“BPN tidak melanjutkan proses penerbitan SHM ke atas nama ahli waris saat itu, gara-gara menerima dan mengakomodir surat pembatalan tandatangan dan cap stempel Lurah Labuan Bajo, Syarifufin Malik, dan Camat Komodo, Imran, S.IP. di surat keterangan Kuasa Fungsionaris adat Haji Adam Djuje,” ungkapnya
Menurutnya, penerimaan surat Lurah dan Camat itu oleh BPN bisa dipandang sebagai kongkalingkong jahat bersama Tergugat, anak-anak Nikolaus Naput dan Kadiman.
“Padahal BPN seharusnya tahu bahwa surat alas hak dari Fungsionaris adat tidak dapat dibatalkan oleh Lurah dan Camat, apalagi dengan itu lalu disimpulkan Haji Djuje bukan Fungsionaris Adat yang sah”, beber Jon.
Jon menuturkan, yang menjadi pertanyaan adalah jikalau BPN setuju apa kata Lurah dan Camat, lalu kira-kira dugaannya siapa dan mana surat alas hak bagi anak-anak Nikolaus Naput dengan Kadiman sampai-sampai BPN terbitkan SHM ke atas nama Tergugat itu tanggal 31 Januari 2017 dan GU-nya?.
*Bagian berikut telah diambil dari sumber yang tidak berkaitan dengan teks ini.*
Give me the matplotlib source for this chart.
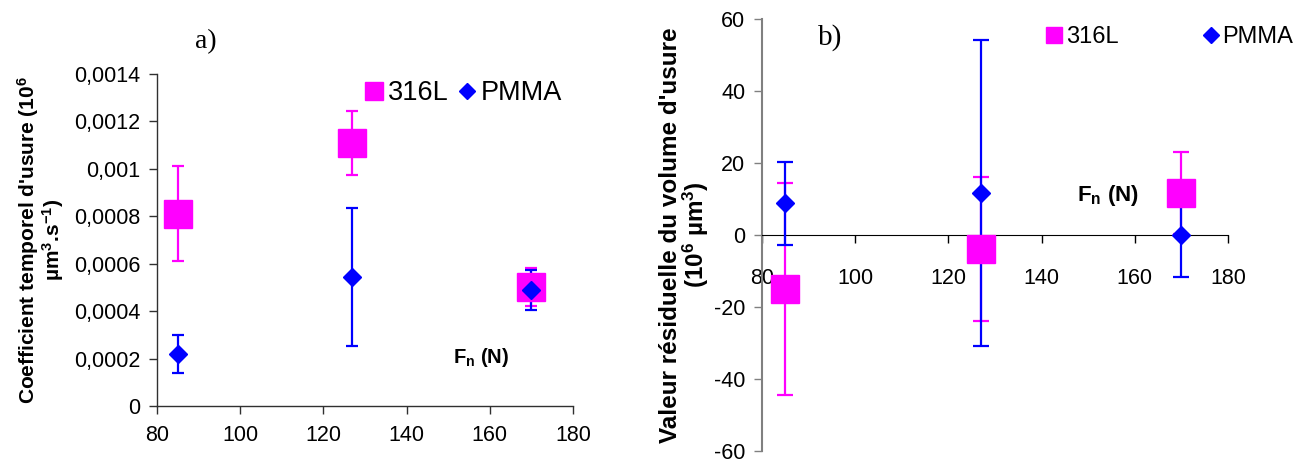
import matplotlib
matplotlib.use("Agg")
import matplotlib.pyplot as plt
from matplotlib.lines import Line2D
from matplotlib.ticker import FixedLocator, FixedFormatter

# ---------------- data ----------------
force = [85, 127, 170]

# panel a) wear rate coefficient
a_316L = [0.00081, 0.00111, 0.00050]
a_316L_err = [0.00020, 0.000135, 0.00008]
a_pmma = [0.00022, 0.000545, 0.00049]
a_pmma_err = [0.00008, 0.00029, 0.000085]

a_yticks = [0, 0.0002, 0.0004, 0.0006, 0.0008, 0.001, 0.0012, 0.0014]
a_yticklabels = ["0", "0,0002", "0,0004", "0,0006", "0,0008", "0,001", "0,0012", "0,0014"]
a_xticks = [80, 100, 120, 140, 160, 180]

# panel b) residual wear volume
b_316L = [-15.0, -3.8, 11.7]
b_316L_err = [29.5, 20.0, 11.4]
b_pmma = [8.8, 11.8, 0.0]
b_pmma_err = [11.6, 42.5, 11.7]

b_yticks = [-60, -40, -20, 0, 20, 40, 60]
b_xticks = [80, 100, 120, 140, 160, 180]

MAG = "#FF00FF"
BLU = "#0000FF"

plt.rcParams["font.family"] = ["Liberation Sans", "DejaVu Sans"]
plt.rcParams["axes.unicode_minus"] = False
plt.rcParams["mathtext.fontset"] = "custom"
plt.rcParams["mathtext.rm"] = "Liberation Sans"
plt.rcParams["mathtext.it"] = "Liberation Sans:italic"
plt.rcParams["mathtext.bf"] = "Liberation Sans:bold"

fig = plt.figure(figsize=(13.07, 4.61), dpi=100)

# ---------------- panel a ----------------
ax1 = fig.add_axes([0.1201, 0.1193, 0.3183, 0.7202])
ax1.errorbar(force, a_316L, yerr=a_316L_err, fmt="none", ecolor=MAG,
             elinewidth=1.6, capsize=4.2, capthick=1.6, zorder=2)
ax1.errorbar(force, a_pmma, yerr=a_pmma_err, fmt="none", ecolor=BLU,
             elinewidth=1.6, capsize=4.2, capthick=1.6, zorder=3)
ax1.plot(force, a_316L, linestyle="none", marker="s", ms=20, color=MAG, zorder=4)
ax1.plot(force, a_pmma, linestyle="none", marker="D", ms=9, color=BLU, zorder=5)

ax1.set_xlim(80, 180)
ax1.set_ylim(0, 0.0014)
ax1.yaxis.set_major_locator(FixedLocator(a_yticks))
ax1.yaxis.set_major_formatter(FixedFormatter(a_yticklabels))
ax1.set_xticks(a_xticks)
for s in ["top", "right"]:
    ax1.spines[s].set_visible(False)
for s in ["left", "bottom"]:
    ax1.spines[s].set_color("#303030")
    ax1.spines[s].set_linewidth(1.0)
ax1.tick_params(axis="both", direction="out", length=6, width=1.0,
                color="#303030", labelsize=15.5)
ax1.tick_params(axis="y", pad=6)
ax1.tick_params(axis="x", pad=8)
ax1.set_ylabel("Coefficient temporel d'usure (10$^{\\mathbf{6}}$\n"
               "µm$^{\\mathbf{3}}$.s$^{\\mathbf{-1}}$)",
               fontsize=15, fontweight="bold", labelpad=6, linespacing=0.95)
fig.text(206 / 1307, 1 - 42 / 461, "a)", family=["Liberation Serif", "DejaVu Serif"],
         fontsize=20, ha="center", va="center")
fig.text(481 / 1307, 1 - 357 / 461, "F$_\\mathbf{n}$ (N)", fontsize=14.5,
         fontweight="bold", ha="center", va="center")

h1 = [Line2D([], [], linestyle="none", marker="s", ms=13, color=MAG),
      Line2D([], [], linestyle="none", marker="D", ms=8, color=BLU)]
ax1.legend(h1, ["316L", "PMMA"], ncol=2, frameon=False, fontsize=19.5,
           loc="center left", bbox_to_anchor=(366 / 1307, 1 - 93 / 461),
           bbox_transform=fig.transFigure, handlelength=0.6, handletextpad=0.2,
           columnspacing=0.4, borderpad=0, borderaxespad=0)

# ---------------- panel b ----------------
ax2 = fig.add_axes([0.5830, 0.0217, 0.3565, 0.9371])
ax2.errorbar(force, b_316L, yerr=b_316L_err, fmt="none", ecolor=MAG,
             elinewidth=1.6, capsize=5.8, capthick=1.6, zorder=2)
ax2.errorbar(force, b_pmma, yerr=b_pmma_err, fmt="none", ecolor=BLU,
             elinewidth=1.6, capsize=5.8, capthick=1.6, zorder=3)
ax2.plot(force, b_316L, linestyle="none", marker="s", ms=20, color=MAG, zorder=4)
ax2.plot(force, b_pmma, linestyle="none", marker="D", ms=9, color=BLU, zorder=5)

ax2.set_xlim(80, 180)
ax2.set_ylim(-60, 60)
ax2.set_yticks(b_yticks)
ax2.set_xticks(b_xticks)
ax2.spines["top"].set_visible(False)
ax2.spines["right"].set_visible(False)
ax2.spines["bottom"].set_position(("data", 0))
ax2.spines["bottom"].set_color("black")
ax2.spines["left"].set_color("#808080")
ax2.spines["left"].set_linewidth(1.5)
ax2.tick_params(axis="y", direction="out", length=6, width=1.0, color="#808080",
                labelsize=15.5, pad=6)
ax2.tick_params(axis="x", direction="out", length=6, width=1.0, color="black",
                labelsize=15.5, pad=18)
ax2.set_ylabel("Valeur résiduelle du volume d'usure\n(10$^{\\mathbf{6}}$ µm$^{\\mathbf{3}}$)",
               fontsize=17.5, fontweight="bold", labelpad=2, linespacing=0.95)
fig.text(830 / 1307, 1 - 38 / 461, "b)", family=["Liberation Serif", "DejaVu Serif"],
         fontsize=21, ha="center", va="center")
fig.text(1108 / 1307, 1 - 195 / 461, "F$_\\mathbf{n}$ (N)", fontsize=16,
         fontweight="bold", ha="center", va="center")

h2 = [Line2D([], [], linestyle="none", marker="s", ms=12, color=MAG),
      Line2D([], [], linestyle="none", marker="D", ms=8, color=BLU)]
ax2.legend(h2, ["316L", "PMMA"], ncol=2, frameon=False, fontsize=17,
           loc="center left", bbox_to_anchor=(1047 / 1307, 1 - 37 / 461),
           bbox_transform=fig.transFigure, handlelength=0.6, handletextpad=0.2,
           columnspacing=3.6, borderpad=0, borderaxespad=0)

fig.savefig("out.png", dpi=100)
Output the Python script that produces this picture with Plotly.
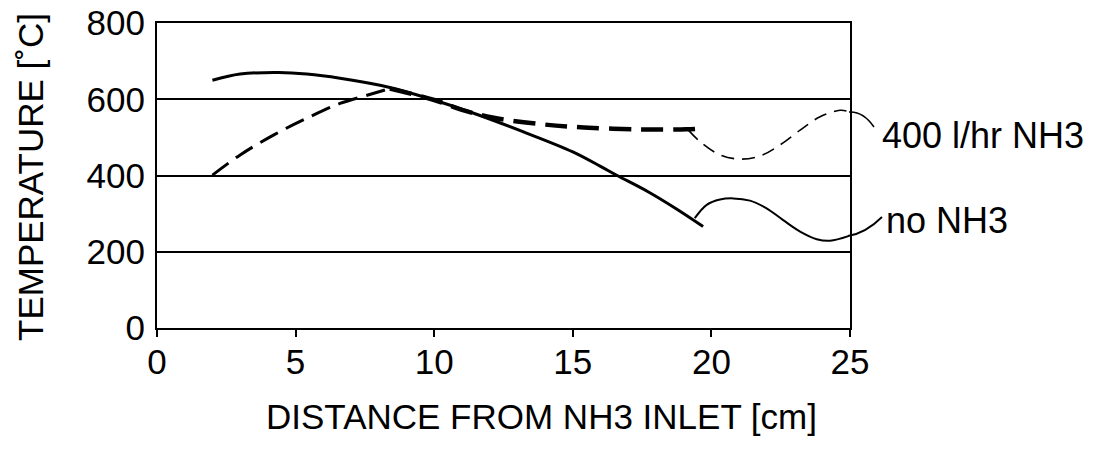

“Pertama, sebagaimana fakta persidangan tanggal 14 Agustus 2024 ini, bukti alas hak anak-anak Niko Naput dan Santosa Kadiman, salah satunya adalah surat alas hak tanah 16 hektar atas nama Nasar Bin Haji Supu (dan beberapanya lagi), dan alas hak inilah yang mereka gunakan untuk klaim hak atas tanah di lahan 11 ha ahliwaris Ibrahim Hanta, sebagiannya sudah disertifikatkan dan sebagian lainnya sudah GU (Gambar Ukur). Itu jelas sekali, karena klaim itu yang mereka cantumkan dalam surat respond mereka atas surat gugatan Penggugat,” ujar Jon Kadis
Kedua, kata Jon yaitu BPN seharusnya tahu, perolehan tanah Nasar ini sudah dibatalkan oleh Fungsionaris adat, Ishaka dan Haku Mustafa pada 27 Januari 1998, surat mana turut ditandatangi dan cap stempel Lurah Labuan Bajo, Yoseph Latip, dan Camat Komodo, Drs. Ndahur.
“BPN tahu surat ini seharusnya tidak berpengaruh, tapi ia dengan sengaja mengabaikannya. Lalu siapa oknum selain Hj Djuje yang tampil mengklaim diri berhak sebagai Fungsionaris adat sehingga klaim hak atas tanah Niko Naput dan Kadiman masih tetap berangsung? Fakta persidangan ini menunjukkam buktinya, yaituu Haji Ramang dan Muhamad Sair, dimana Tergugat menyerah surat keterangan Haji Ramang dan Muhamad syair yang antara lain menerangkan bahwa merekalah Fungsionaris adat sekaligus penata tanah yang berhak membagi tanah adat Nggorang sampai hari ini. Dan BPN mengakuinya, karena waktu mediasi di Kantor BPN pada Februari 2020, bahwa Ramang turut sebagai penentu dalam sidang proses penerbitan SHM tersebut beserta Gambar Ukurnya ke atas nama ahli waris Niko Naput”, tambah Jon Kadis.
Sebagaimana berita media ini sebelumnya, bahwa ada dokument surat bukti yang diperlihatkan oleh Penggugat dalam fakta persidangan sebelumnya, tertanggal 27 Januari 1998, semua alas hak tanah Niko Naput, istrinya Beatrix Seran sudah dibatalkan (10 ha, 5 ha) dan ada dokumen asli pembatalan alas hak Nasar Bin Haji Supu (16 ha). Total jumlahnya 31 ha.